Homily for Thursday, 9 October 2014– Ferial

Thursday of the 27th week in Ordinary Time 

Optional Memorials of St. Denis and Companions and St. John Leonardi

Readings of the day: Galatians 3:1-5; Responsorial Canticle: Luke 1:69-70, 71-72, 73-75; Luke 11:5-13


Both Jesus, in Luke’s Gospel, and St. Paul, in his Letter to the Galatians, ask us questions centered on the Holy Spirit. Jesus points to the goodness and generosity of God by asking, “If you… know how to give good gifts to your children, how much more will the Father in heaven give the Holy Spirit to those who ask him”? In his harsh-sounding correction of the Galatians, who had been deceived into thinking that adherence to religious law would earn them salvation, St. Paul asks, “Does… the one who supplies the Spirit to you and works mighty deeds among you do so from works of the law or from faith in what you heard?”

Perhaps it is easiest to find a connection between these questions; between our difficult-to-understand first reading and Gospel reading today, by interpreting them through the lens of our canticle response. We pray in this response, “Blessed be the Lord, the God of Israel; he has come to his people.”

We do not pray as if we are still waiting for God to come to his people. God has already come to us through the rich history of the people of Israel in the Old Testament; through kings, prophets, and sages; in God’s own Son, Jesus Christ, who lived as one like us in all but sin and died and rose again that we might be saved. Now, God continues to be present to us in the Holy Spirit, who lives and works in and through us. “Blessed be the Lord, the God of Israel; he has come to his people.” Blessed be God who continues to come to his people; to us.
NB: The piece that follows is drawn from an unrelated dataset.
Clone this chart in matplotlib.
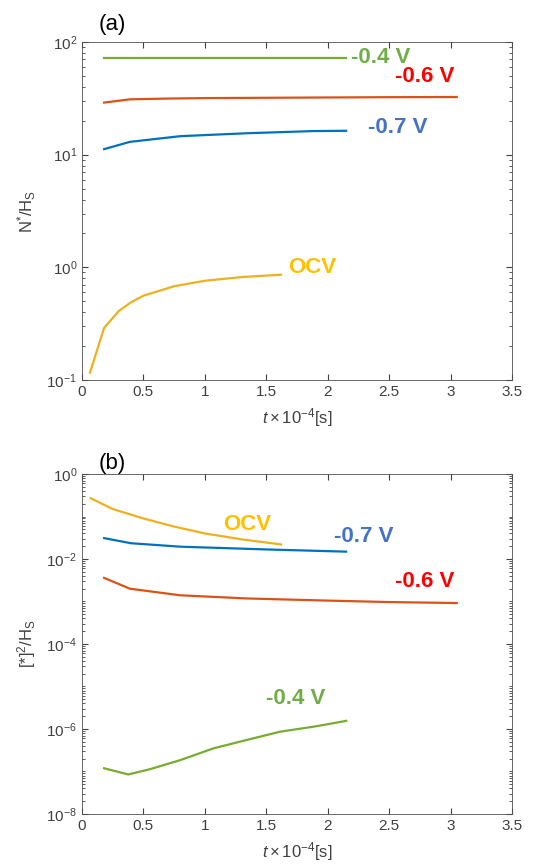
import matplotlib
matplotlib.use('Agg')
import matplotlib.pyplot as plt
import matplotlib.ticker as mticker
import numpy as np

plt.rcParams['font.family'] = ['Liberation Sans', 'DejaVu Sans']
plt.rcParams['mathtext.fontset'] = 'custom'
plt.rcParams['mathtext.rm'] = 'Liberation Sans'
plt.rcParams['mathtext.it'] = 'Liberation Sans:italic'

# (a) N*/H_S
t_ocv_a = [0.065, 0.18, 0.3, 0.4, 0.5, 0.75, 1.0, 1.3, 1.62]
n_ocv = [0.116, 0.29, 0.41, 0.49, 0.56, 0.68, 0.76, 0.82, 0.86]
t_04_a = [0.18, 0.5, 1.0, 1.5, 2.15]
n_04 = [72.6, 72.6, 72.6, 72.6, 72.6]
t_06_a = [0.18, 0.39, 0.7, 1.0, 1.5, 2.0, 2.5, 3.05]
n_06 = [29.0, 31.0, 31.5, 31.8, 32.0, 32.2, 32.4, 32.5]
t_07_a = [0.18, 0.39, 0.8, 1.34, 1.88, 2.15]
n_07 = [11.2, 13.0, 14.6, 15.5, 16.2, 16.3]

# (b) [*]^2/H_S
t_ocv_b = [0.07, 0.25, 0.5, 0.75, 1.0, 1.3, 1.62]
s_ocv = [0.27, 0.15, 0.09, 0.058, 0.040, 0.029, 0.022]
t_04_b = [0.18, 0.377, 0.553, 0.8, 1.07, 1.35, 1.61, 1.9, 2.15]
s_04 = [1.19e-7, 8.5e-8, 1.13e-7, 1.85e-7, 3.5e-7, 5.6e-7, 8.6e-7, 1.15e-6, 1.55e-6]
t_06_b = [0.18, 0.39, 0.8, 1.34, 2.0, 2.5, 3.05]
s_06 = [0.0036, 0.0020, 0.0014, 0.00118, 0.00105, 0.00097, 0.00092]
t_07_b = [0.18, 0.4, 0.8, 1.5, 2.15]
s_07 = [0.031, 0.0235, 0.0195, 0.0168, 0.0149]

line_col = {'ocv': '#EDB120', '04': '#77AC30', '06': '#D95319', '07': '#0072BD'}
text_col = {'ocv': '#FFC000', '04': '#70AD47', '06': '#FF0000', '07': '#4472C4'}

fig = plt.figure(figsize=(5.33, 8.65), dpi=100)
ax1 = fig.add_axes([0.1538, 0.5607, 0.8068, 0.3907])
ax2 = fig.add_axes([0.1538, 0.0590, 0.8068, 0.3930])


def estilo(ax):
    ax.set_yscale('log')
    ax.set_xlim(0, 3.5)
    ax.set_xticks(np.arange(0, 3.6, 0.5))
    ax.xaxis.set_major_formatter(mticker.FuncFormatter(lambda v, p: '%g' % v))
    ax.tick_params(which='both', direction='in', top=True, right=True,
                   colors='#404040', labelsize=11, labelcolor='#404040')
    ax.tick_params(which='major', length=4)
    ax.tick_params(which='minor', length=2)
    for s in ax.spines.values():
        s.set_color('#505050')
        s.set_linewidth(0.6)
    ax.set_xlabel(r'$t\times\mathrm{10^{-4}}$[s]', fontsize=12, color='#404040', labelpad=5)


# Panel (a)
ax1.plot(t_04_a, n_04, color=line_col['04'], lw=1.6)
ax1.plot(t_06_a, n_06, color=line_col['06'], lw=1.6)
ax1.plot(t_07_a, n_07, color=line_col['07'], lw=1.6)
ax1.plot(t_ocv_a, n_ocv, color=line_col['ocv'], lw=1.6)
estilo(ax1)
ax1.set_ylim(0.1, 100)
ax1.set_yticks([0.1, 1, 10, 100])
ax1.set_ylabel(r'N$^{*}$/H$_\mathrm{S}$', fontsize=12, color='#404040', labelpad=6)
ax1.text(2.19, 72.6, '-0.4 V', color=text_col['04'], fontsize=16, fontweight='bold', va='center')
ax1.text(2.55, 49, '-0.6 V', color=text_col['06'], fontsize=16, fontweight='bold', va='center')
ax1.text(2.33, 17.3, '-0.7 V', color=text_col['07'], fontsize=16, fontweight='bold', va='center')
ax1.text(1.68, 1.0, 'OCV', color=text_col['ocv'], fontsize=16, fontweight='bold', va='center')
ax1.text(0.07, 1.02, '(a)', transform=ax1.transAxes, fontsize=16, va='bottom', ha='center')

# Panel (b)
ax2.plot(t_ocv_b, s_ocv, color=line_col['ocv'], lw=1.6)
ax2.plot(t_07_b, s_07, color=line_col['07'], lw=1.6)
ax2.plot(t_06_b, s_06, color=line_col['06'], lw=1.6)
ax2.plot(t_04_b, s_04, color=line_col['04'], lw=1.6)
estilo(ax2)
ax2.set_ylim(1e-8, 1)
ax2.set_yticks([1e-8, 1e-6, 1e-4, 1e-2, 1])
ax2.yaxis.set_minor_locator(mticker.LogLocator(base=10, subs=np.arange(1, 10), numticks=20))
ax2.yaxis.set_minor_formatter(mticker.NullFormatter())
ax2.set_ylabel(r'[*]$^{2}$/H$_\mathrm{S}$', fontsize=12, color='#404040', labelpad=6)
ax2.text(1.15, 0.066, 'OCV', color=text_col['ocv'], fontsize=16, fontweight='bold', va='center')
ax2.text(2.05, 0.033, '-0.7 V', color=text_col['07'], fontsize=16, fontweight='bold', va='center')
ax2.text(2.55, 0.0029, '-0.6 V', color=text_col['06'], fontsize=16, fontweight='bold', va='center')
ax2.text(1.5, 5.3e-6, '-0.4 V', color=text_col['04'], fontsize=16, fontweight='bold', va='center')
ax2.text(0.07, 1.0, '(b)', transform=ax2.transAxes, fontsize=16, va='bottom', ha='center')

fig.savefig('out.png', dpi=100)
This, I believe, is at the heart of Paul’s message to the Galatians and Jesus’ message in Luke’s Gospel: Look to God; trust in God for all that we need, and ultimately for our salvation. Is not God generous, even more so than a parent who gives everything to her or his child to thrive? Is it not God who saves us; who “supplies the Spirit to us”?

The law, even religious law (today we may liken this to the teaching of the Church or Canon Law, the law of our Church), is important insofar as it points us to God, but no law alone saves. God saves. God is good and generous, more than any human being except Jesus has ever been or could ever be. God gives us his own Holy Spirit to enable us to act as God would act. God’s gift of the Holy Spirit makes possible our works of goodness and generosity toward one another.

Indeed, our having received the Holy Spirit makes good works; Godly works an expectation of us as people of God; as Christians. St. Paul and Jesus himself invite us not to settle for anything less; not even observance of law for the law’s own sake. Trust in God who is with us; who saves us. “Blessed be the Lord, the God of Israel; he has come to his people.”